Quality force-feedback devices should supply haptic cues that are both strong and crisp. Delivering such sensations requires the use of high-torque-density motors that rotate smoothly and are capable of operating at near-zero speeds at any angular position. Currently available electric motors fall short of these requirements in direct-drive operation and must thus always be used with a mechanical transmission, which is complex, bulky, and encumbering.

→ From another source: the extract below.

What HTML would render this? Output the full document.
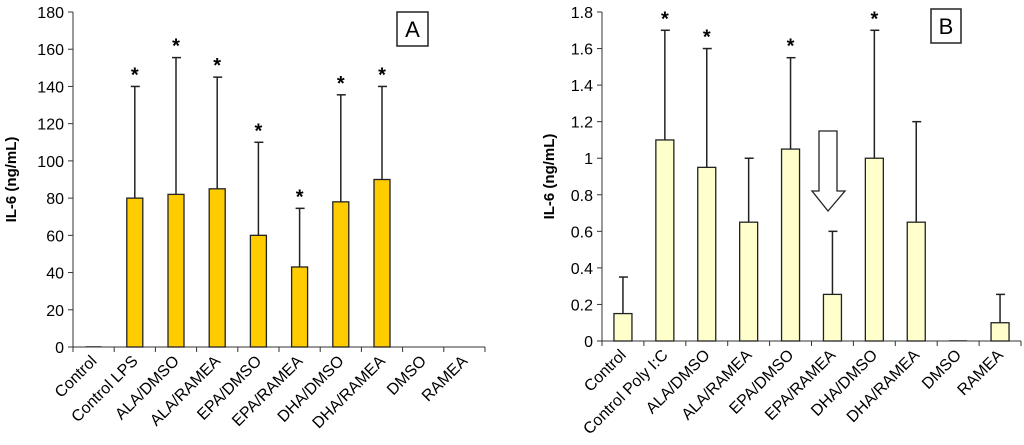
<!DOCTYPE html>
<html><head><meta charset="utf-8"><style>
html,body{margin:0;padding:0;background:#fff;}
svg{display:block;font-family:"Liberation Sans",Arial,sans-serif;}
</style></head><body>
<svg id="chart" width="1024" height="445" viewBox="0 0 1024 445"></svg>
<script>
const categoriesA = ["Control","Control LPS","ALA/DMSO","ALA/RAMEA","EPA/DMSO","EPA/RAMEA","DHA/DMSO","DHA/RAMEA","DMSO","RAMEA"];
const valuesA = [0,80,82,85,60,43,78,90,0,0];
const errTopA = [0,140,155.5,145,110,74.5,135.5,140,0,0];
const starsA = [false,true,true,true,true,true,true,true,false,false];
const zeroMarkA = [true,false,false,false,false,false,false,false,false,false];
const ticksA = [0,20,40,60,80,100,120,140,160,180];

const categoriesB = ["Control","Control Poly I:C","ALA/DMSO","ALA/RAMEA","EPA/DMSO","EPA/RAMEA","DHA/DMSO","DHA/RAMEA","DMSO","RAMEA"];
const valuesB = [0.15,1.1,0.95,0.65,1.05,0.255,1.0,0.65,0,0.1];
const errTopB = [0.35,1.7,1.6,1.0,1.55,0.6,1.7,1.2,0,0.255];
const starsB = [false,true,true,false,true,false,true,false,false,false];
const zeroMarkB = [false,false,false,false,false,false,false,false,true,false];
const ticksB = [0,0.2,0.4,0.6,0.8,1,1.2,1.4,1.6,1.8];
const tickLabelsB = ["0","0.2","0.4","0.6","0.8","1","1.2","1.4","1.6","1.8"];

const NS="http://www.w3.org/2000/svg";
const svg=document.getElementById('chart');
function mk(tag,attrs,parent){const e=document.createElementNS(NS,tag);for(const k in attrs)e.setAttribute(k,attrs[k]);(parent||svg).appendChild(e);return e;}

function panel(cfg){
  const g=mk('g',{});
  
  
  const x0=cfg.x0,x1=cfg.x1,yb=cfg.yb,yt=cfg.yt,max=cfg.max,n=cfg.cats.length;
  const cw=(x1-x0)/n;
  const y=v=>yb-(v/max)*(yb-yt);
  const xc=i=>x0+cw*(i+0.5);
  const ya=mk('line',{x1:x0,y1:yt,x2:x0,y2:yb,stroke:'#333','stroke-width':1},g);
  
  
  cfg.ticks.forEach((t,k)=>{
    mk('line',{x1:x0-5,y1:y(t),x2:x0,y2:y(t),stroke:'#333'},g);
    const tl=mk('text',{x:x0-9,y:y(t)+6,'text-anchor':'end','font-size':16,fill:'#000'},g);
    tl.textContent=cfg.tickLabels?cfg.tickLabels[k]:String(t);
    
    
  });
  const xa=mk('line',{x1:x0,y1:yb,x2:x1,y2:yb,stroke:'#333'},g);
  
  
  for(let i=0;i<=n;i++) mk('line',{x1:x0+cw*i,y1:yb,x2:x0+cw*i,y2:yb+5,stroke:'#333'},g);
  const yl=mk('text',{x:cfg.ylx,y:(yt+yb)/2,'text-anchor':'middle','font-size':15,'font-weight':'bold',transform:`rotate(-90 ${cfg.ylx} ${(yt+yb)/2})`},g);
  yl.textContent='IL-6 (ng/mL)';
  
  
  cfg.cats.forEach((c,i)=>{
    const v=cfg.vals[i],cx=xc(i),bw=cfg.bw;
    const e=cfg.err[i];
    if(e>v){
      const el=mk('line',{x1:cx,y1:y(e),x2:cx,y2:y(v),stroke:'#222','stroke-width':1.5},g);
      
      
      mk('line',{x1:cx-4,y1:y(e),x2:cx+5,y2:y(e),stroke:'#222','stroke-width':1.5},g);
    }
    if(v>0){
      const h=yb-y(v);
      const r=mk('rect',{x:cx-bw/2,y:yb-h,width:bw,height:h,fill:cfg.fill,stroke:'#222','stroke-width':1.3},g);
      
      
    } else if(cfg.zero[i]){
      const z=mk('line',{x1:cx-bw/2,y1:yb-0.5,x2:cx+bw/2,y2:yb-0.5,stroke:'#555','stroke-width':1},g);
      
      
    }
    if(cfg.stars[i]){
      const s=mk('text',{x:cx,y:y(e)-5,'text-anchor':'middle','font-size':20,'font-weight':'bold'},g);
      s.textContent='*';
      
      
    }
    const lx=cx+4,ly=yb+15;
    const t=mk('text',{x:lx,y:ly,'text-anchor':'end','font-size':16,transform:`rotate(-45 ${lx} ${ly})`},g);
    t.textContent=c;
    
    
  });
  const b=mk('rect',{x:cfg.box[0],y:cfg.box[1],width:cfg.box[2],height:cfg.box[3],fill:'#fff',stroke:'#222','stroke-width':1.5},g);
  
  
  const bt=mk('text',{x:cfg.box[0]+cfg.box[2]/2,y:cfg.box[1]+cfg.box[3]/2+8,'text-anchor':'middle','font-size':22},g);
  bt.textContent=cfg.label;
  
  
  return {g,y,xc};
}
panel({name:'panel-a',x0:73,x1:485,yb:347,yt:12,max:180,cats:categoriesA,vals:valuesA,err:errTopA,stars:starsA,zero:zeroMarkA,ticks:ticksA,bw:16,fill:'#ffcc00',ylx:16,box:[397,12,31,34],label:'A'});
const pB=panel({name:'panel-b',x0:602,x1:1021,yb:341,yt:12,max:1.8,cats:categoriesB,vals:valuesB,err:errTopB,stars:starsB,zero:zeroMarkB,ticks:ticksB,tickLabels:tickLabelsB,bw:18,fill:'#ffffcc',ylx:554,box:[931,9,30,34],label:'B'});
const ar=mk('path',{d:'M819 131 L837 131 L837 191 L845 191 L828 211 L812 191 L819 191 Z',fill:'#fff',stroke:'#222','stroke-width':1.3},pB.g);


</script>
</body></html>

In this project, we design and evaluate a new motor structure: a brushless ironless motor using a Halbach-magnet ring and a planar Lorentz-coil array [ ]. The strengthened magnetic field on one side of the magnet ring varies sinusoidally along the circumference of the ring. Our design takes advantage of this attribute by using the two-phase Lorentz coils to interact with the field and thus generate a constant torque at any angular position. This two-phase design allows for a planar coil arrangement instead of overlapped coils as with existing three-phase designs. The two-phase planar coils can be separately made to enhance the fill factor (i.e., effective volume of copper divided by total coil volume) and geometrical accuracy. The motor's torque constant has been both analytically calculated and experimentally verified through torque measurements.

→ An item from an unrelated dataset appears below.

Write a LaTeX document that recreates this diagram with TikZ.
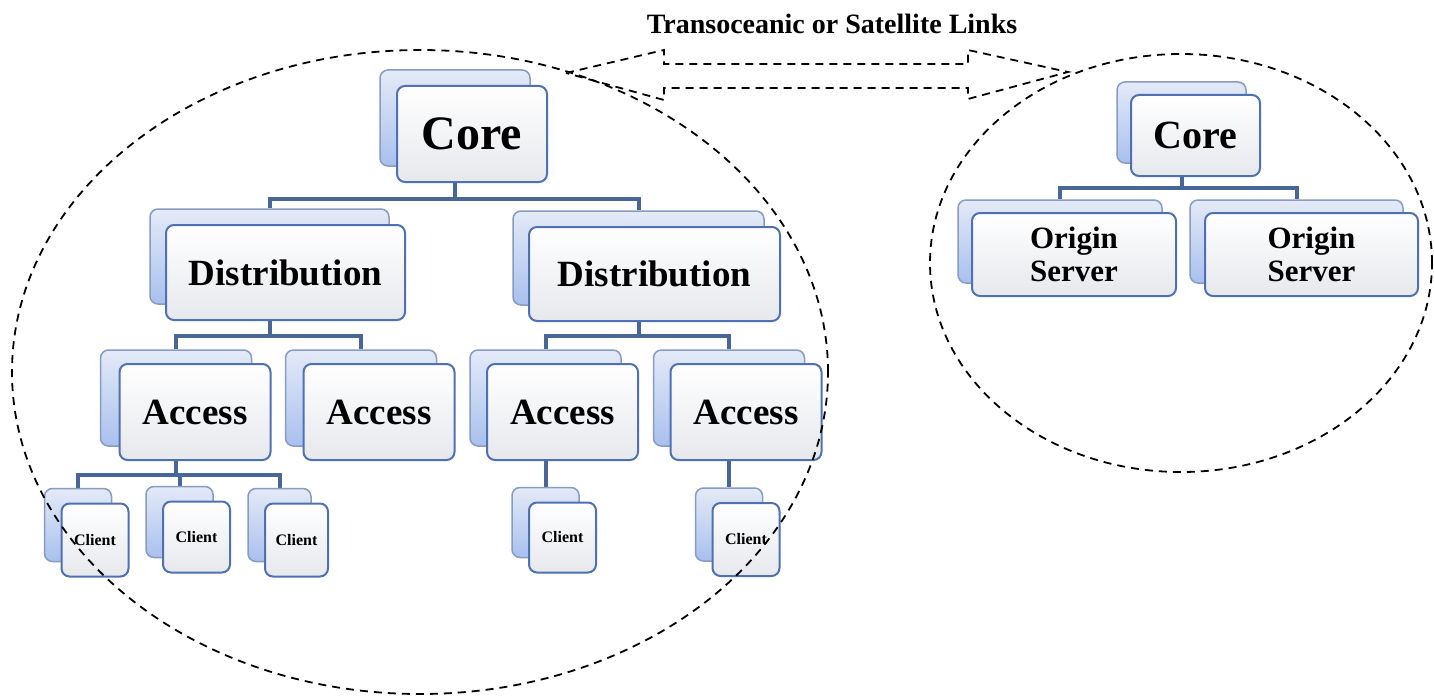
\documentclass[tikz,border=0pt]{standalone}
\usepackage{fontspec}
\setmainfont{Liberation Serif}
\usetikzlibrary{backgrounds}
\definecolor{frontbd}{RGB}{79,113,180}
\definecolor{backbd}{RGB}{135,155,195}
\definecolor{backtop}{RGB}{228,234,247}
\definecolor{backbot}{RGB}{168,192,238}
\definecolor{frontbot}{RGB}{230,232,236}
\definecolor{conncol}{RGB}{72,102,150}
\tikzset{
  backbox/.style={draw=backbd, line width=1.5pt, rounded corners=8pt, top color=backtop, bottom color=backbot, inner sep=0pt},
  frontbox/.style={draw=frontbd, line width=2pt, rounded corners=8pt, top color=white, bottom color=frontbot, inner sep=0pt, align=center},
  conn/.style={draw=conncol, line width=4pt},
  dashline/.style={draw=black, line width=1.8pt, dash pattern=on 8pt off 6pt},
}
\newcommand\fs[1]{\fontsize{#1}{#1}\selectfont}
% name, x, y, w, h, dx, dy, font size, text
\newcommand\mkpair[9]{%
  \node[backbox, minimum width=#4pt, minimum height=#5pt] (#1b) at (#2-#6,#3-#7) {};
  \node[frontbox, minimum width=#4pt, minimum height=#5pt, font=\bfseries\fs{#8}] (#1) at (#2,#3) {#9};
}
\begin{document}
\begin{tikzpicture}[x=1pt,y=-1pt]
\useasboundingbox (0,0) rectangle (1434,698);
% boxes
\mkpair{coreL}{472}{134}{150}{96}{17}{16}{48}{Core}
\mkpair{dL}{285.5}{272.5}{239}{95}{16}{16}{37}{Distribution}
\mkpair{dR}{654.5}{274}{251}{94}{16}{16}{37}{Distribution}
\mkpair{aA}{195}{412}{151}{96}{19}{14}{37}{Access}
\mkpair{aB}{379}{412}{151}{96}{18}{14}{37}{Access}
\mkpair{aC}{562.5}{412}{151}{96}{17}{14}{37}{Access}
\mkpair{aD}{746}{412}{151}{96}{17}{14}{37}{Access}
\mkpair{cA}{95}{540}{67}{73}{17}{15}{16}{Client}
\mkpair{cB}{196.5}{537}{67}{71}{17}{15}{16}{Client}
\mkpair{cC}{296.5}{540}{63}{73}{17}{15}{16}{Client}
\mkpair{cD}{562.5}{537.5}{67}{70}{17}{15}{16}{Client}
\mkpair{cE}{746}{539.5}{67}{73}{17}{15}{16}{Client}
\mkpair{coreR}{1195.5}{135.5}{129}{81}{14}{13}{40}{Core}
\mkpair{oA}{1074}{254.5}{204}{83}{14}{13}{31}{Origin\\[2pt]Server}
\mkpair{oB}{1311.5}{254.5}{213}{83}{15}{13}{31}{Origin\\[2pt]Server}
% bus levels
\coordinate (busA) at (0,199);
\coordinate (busB) at (0,336);
\coordinate (busC) at (0,475);
\coordinate (busD) at (0,188);
\begin{pgfonlayer}{background}
  \fill[white] (0,0) rectangle (1434,698);
  \draw[conn] (coreLb.center) -- (coreLb.center |- busA) -| (dLb.north);
  \draw[conn] (coreLb.center) -- (coreLb.center |- busA) -| (dRb.north);
  \draw[conn] (dLb.center) -- (dLb.center |- busB) -| (aAb.north);
  \draw[conn] (dLb.center) -- (dLb.center |- busB) -| (aBb.north);
  \draw[conn] (dRb.center) -- (dRb.center |- busB) -| (aCb.north);
  \draw[conn] (dRb.center) -- (dRb.center |- busB) -| (aDb.north);
  \draw[conn] (aAb.center) -- (aAb.center |- busC) -| (cAb.north);
  \draw[conn] (aAb.center) -- (aAb.center |- busC) -| (cBb.north);
  \draw[conn] (aAb.center) -- (aAb.center |- busC) -| (cCb.north);
  \draw[conn] (aCb.center) -- (cDb.north);
  \draw[conn] (aDb.center) -- (cEb.north);
  \draw[conn] (coreRb.center) -- (coreRb.center |- busD) -| (oAb.north);
  \draw[conn] (coreRb.center) -- (coreRb.center |- busD) -| (oBb.north);
\end{pgfonlayer}
% dashed regions
\draw[dashline] (420,372) ellipse [x radius=408pt, y radius=322pt];
\draw[dashline] (1181,263) ellipse [x radius=251pt, y radius=209pt];
% double arrow
\draw[dashline] (566,73) -- (664,50) -- (664,64) -- (968,64) -- (968,50) -- (1068,72)
  -- (968,99) -- (968,88) -- (664,88) -- (664,100) -- cycle;
\node[font=\bfseries\fs{28}] (title) at (832,24) {Transoceanic or Satellite Links};
\end{tikzpicture}
\end{document}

This motor outperforms existing Halbach ring and cylinder motors with a torque constant of 0.78 Nm/A, a record in the field. With a constant amplitude of the two-phase currents, the standard deviation of the measured torque around a full spatial period of the magnet array is within 3% of the nominal torque. We validated our motor design by commanding step responses with and without a torque disturbance at random angular positions. We used a proportional-integral-derivative controller with a refreshing frequency of 200 Hz.
Ongoing work focuses on more detailed characterization of our new motor’s performance compared to the state of the art. Future research will explore the use of this motor in common haptic applications such as upper-limb rehabilitation or the steering wheel of a driving simulator.